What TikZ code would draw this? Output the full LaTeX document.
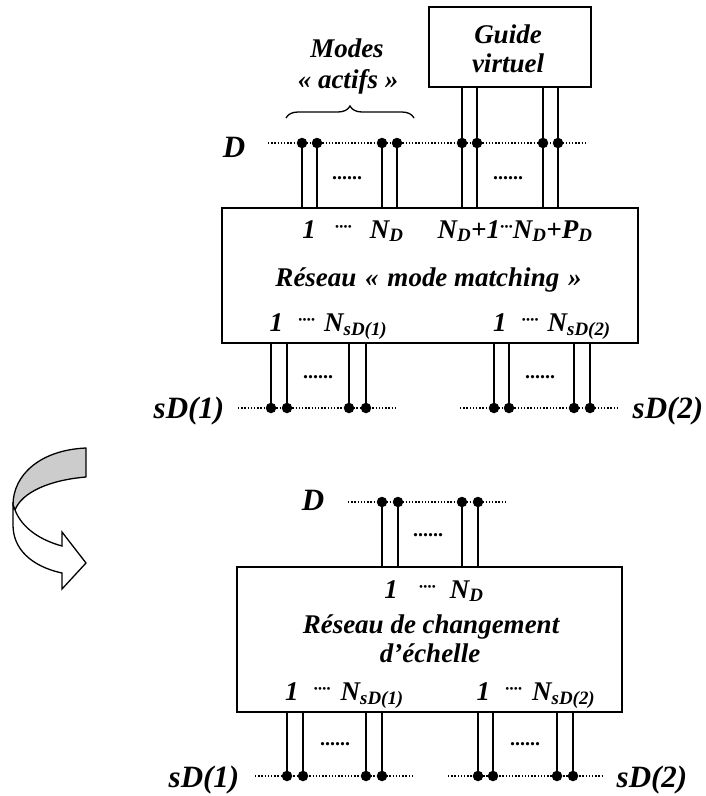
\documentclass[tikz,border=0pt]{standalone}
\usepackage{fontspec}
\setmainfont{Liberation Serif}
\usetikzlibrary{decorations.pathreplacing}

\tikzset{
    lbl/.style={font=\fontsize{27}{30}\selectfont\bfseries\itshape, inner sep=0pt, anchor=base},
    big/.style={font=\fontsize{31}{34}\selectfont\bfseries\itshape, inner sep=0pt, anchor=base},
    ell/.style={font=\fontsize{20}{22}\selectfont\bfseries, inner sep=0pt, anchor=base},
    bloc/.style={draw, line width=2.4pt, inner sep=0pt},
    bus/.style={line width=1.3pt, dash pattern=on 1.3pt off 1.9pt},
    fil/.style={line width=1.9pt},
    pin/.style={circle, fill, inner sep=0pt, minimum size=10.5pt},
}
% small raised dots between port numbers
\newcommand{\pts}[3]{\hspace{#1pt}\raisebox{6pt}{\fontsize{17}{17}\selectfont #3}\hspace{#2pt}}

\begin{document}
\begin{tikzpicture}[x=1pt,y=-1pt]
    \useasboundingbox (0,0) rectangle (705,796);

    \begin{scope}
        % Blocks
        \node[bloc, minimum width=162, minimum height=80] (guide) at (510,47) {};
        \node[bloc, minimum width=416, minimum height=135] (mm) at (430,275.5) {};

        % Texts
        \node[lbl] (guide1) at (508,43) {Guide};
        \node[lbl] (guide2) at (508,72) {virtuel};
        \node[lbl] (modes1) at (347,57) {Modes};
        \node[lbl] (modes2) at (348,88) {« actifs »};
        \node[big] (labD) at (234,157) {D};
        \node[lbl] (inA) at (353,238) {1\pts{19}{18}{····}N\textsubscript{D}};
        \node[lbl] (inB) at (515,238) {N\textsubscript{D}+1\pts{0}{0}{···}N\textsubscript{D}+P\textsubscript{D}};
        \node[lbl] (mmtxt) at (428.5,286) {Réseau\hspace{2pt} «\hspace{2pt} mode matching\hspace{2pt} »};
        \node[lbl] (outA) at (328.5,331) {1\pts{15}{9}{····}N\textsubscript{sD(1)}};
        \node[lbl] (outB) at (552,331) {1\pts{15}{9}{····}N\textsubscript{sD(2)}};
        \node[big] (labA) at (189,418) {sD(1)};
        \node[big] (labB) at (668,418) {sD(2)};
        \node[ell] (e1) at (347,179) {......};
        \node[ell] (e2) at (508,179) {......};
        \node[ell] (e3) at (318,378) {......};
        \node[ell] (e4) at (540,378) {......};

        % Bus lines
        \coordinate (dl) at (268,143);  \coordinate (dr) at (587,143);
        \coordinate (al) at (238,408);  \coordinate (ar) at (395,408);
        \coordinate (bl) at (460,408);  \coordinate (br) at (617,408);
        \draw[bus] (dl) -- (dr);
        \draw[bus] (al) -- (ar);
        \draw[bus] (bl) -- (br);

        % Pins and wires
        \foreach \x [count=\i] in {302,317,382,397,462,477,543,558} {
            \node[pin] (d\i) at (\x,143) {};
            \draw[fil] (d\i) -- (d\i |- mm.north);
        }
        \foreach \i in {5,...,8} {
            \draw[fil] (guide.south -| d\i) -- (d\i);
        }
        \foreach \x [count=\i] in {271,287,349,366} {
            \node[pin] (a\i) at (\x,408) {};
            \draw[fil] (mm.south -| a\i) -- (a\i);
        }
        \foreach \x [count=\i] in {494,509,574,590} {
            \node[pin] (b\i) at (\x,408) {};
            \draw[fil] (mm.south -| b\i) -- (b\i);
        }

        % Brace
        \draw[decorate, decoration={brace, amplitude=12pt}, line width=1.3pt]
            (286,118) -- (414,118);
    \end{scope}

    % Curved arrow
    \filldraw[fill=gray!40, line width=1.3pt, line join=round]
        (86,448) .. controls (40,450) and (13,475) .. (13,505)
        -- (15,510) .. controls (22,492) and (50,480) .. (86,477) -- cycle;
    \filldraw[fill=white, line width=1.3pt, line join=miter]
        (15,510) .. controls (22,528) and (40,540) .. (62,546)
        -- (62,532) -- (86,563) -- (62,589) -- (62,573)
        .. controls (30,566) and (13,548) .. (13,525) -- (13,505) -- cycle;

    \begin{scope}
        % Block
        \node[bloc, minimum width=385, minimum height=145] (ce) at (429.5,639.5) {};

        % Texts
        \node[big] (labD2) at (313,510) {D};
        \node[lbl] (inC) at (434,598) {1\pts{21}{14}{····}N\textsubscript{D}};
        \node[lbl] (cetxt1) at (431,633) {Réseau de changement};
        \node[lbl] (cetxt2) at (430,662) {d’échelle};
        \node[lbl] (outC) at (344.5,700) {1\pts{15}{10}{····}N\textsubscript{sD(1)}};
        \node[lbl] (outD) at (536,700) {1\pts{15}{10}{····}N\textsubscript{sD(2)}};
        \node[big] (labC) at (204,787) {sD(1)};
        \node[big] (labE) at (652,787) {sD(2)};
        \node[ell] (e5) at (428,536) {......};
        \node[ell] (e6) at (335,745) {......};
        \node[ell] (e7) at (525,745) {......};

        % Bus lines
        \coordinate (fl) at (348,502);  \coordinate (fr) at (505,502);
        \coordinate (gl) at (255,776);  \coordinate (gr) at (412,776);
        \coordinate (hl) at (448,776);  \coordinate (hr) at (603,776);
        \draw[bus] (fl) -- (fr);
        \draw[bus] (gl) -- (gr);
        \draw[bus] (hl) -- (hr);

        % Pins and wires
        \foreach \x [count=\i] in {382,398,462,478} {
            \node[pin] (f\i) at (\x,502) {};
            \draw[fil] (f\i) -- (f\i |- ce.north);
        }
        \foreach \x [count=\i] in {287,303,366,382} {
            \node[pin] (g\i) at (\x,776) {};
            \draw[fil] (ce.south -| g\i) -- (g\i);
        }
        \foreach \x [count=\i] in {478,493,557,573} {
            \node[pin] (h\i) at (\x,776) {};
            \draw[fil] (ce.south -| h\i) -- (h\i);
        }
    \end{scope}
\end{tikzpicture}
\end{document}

# # # # #

* **STATED PROBLEM**
Copy nothing but the lines from the top of the data down to the line containing "minimum width=416, minimum", and leave the pictures out.

* **WRITTEN REPLY**
What TikZ code would draw this? Output the full LaTeX document.
\documentclass[tikz,border=0pt]{standalone}
\usepackage{fontspec}
\setmainfont{Liberation Serif}
\usetikzlibrary{decorations.pathreplacing}

\tikzset{
    lbl/.style={font=\fontsize{27}{30}\selectfont\bfseries\itshape, inner sep=0pt, anchor=base},
    big/.style={font=\fontsize{31}{34}\selectfont\bfseries\itshape, inner sep=0pt, anchor=base},
    ell/.style={font=\fontsize{20}{22}\selectfont\bfseries, inner sep=0pt, anchor=base},
    bloc/.style={draw, line width=2.4pt, inner sep=0pt},
    bus/.style={line width=1.3pt, dash pattern=on 1.3pt off 1.9pt},
    fil/.style={line width=1.9pt},
    pin/.style={circle, fill, inner sep=0pt, minimum size=10.5pt},
}
% small raised dots between port numbers
\newcommand{\pts}[3]{\hspace{#1pt}\raisebox{6pt}{\fontsize{17}{17}\selectfont #3}\hspace{#2pt}}

\begin{document}
\begin{tikzpicture}[x=1pt,y=-1pt]
    \useasboundingbox (0,0) rectangle (705,796);

    \begin{scope}
        % Blocks
        \node[bloc, minimum width=162, minimum height=80] (guide) at (510,47) {};
        \node[bloc, minimum width=416, minimum height=135] (mm) at (430,275.5) {};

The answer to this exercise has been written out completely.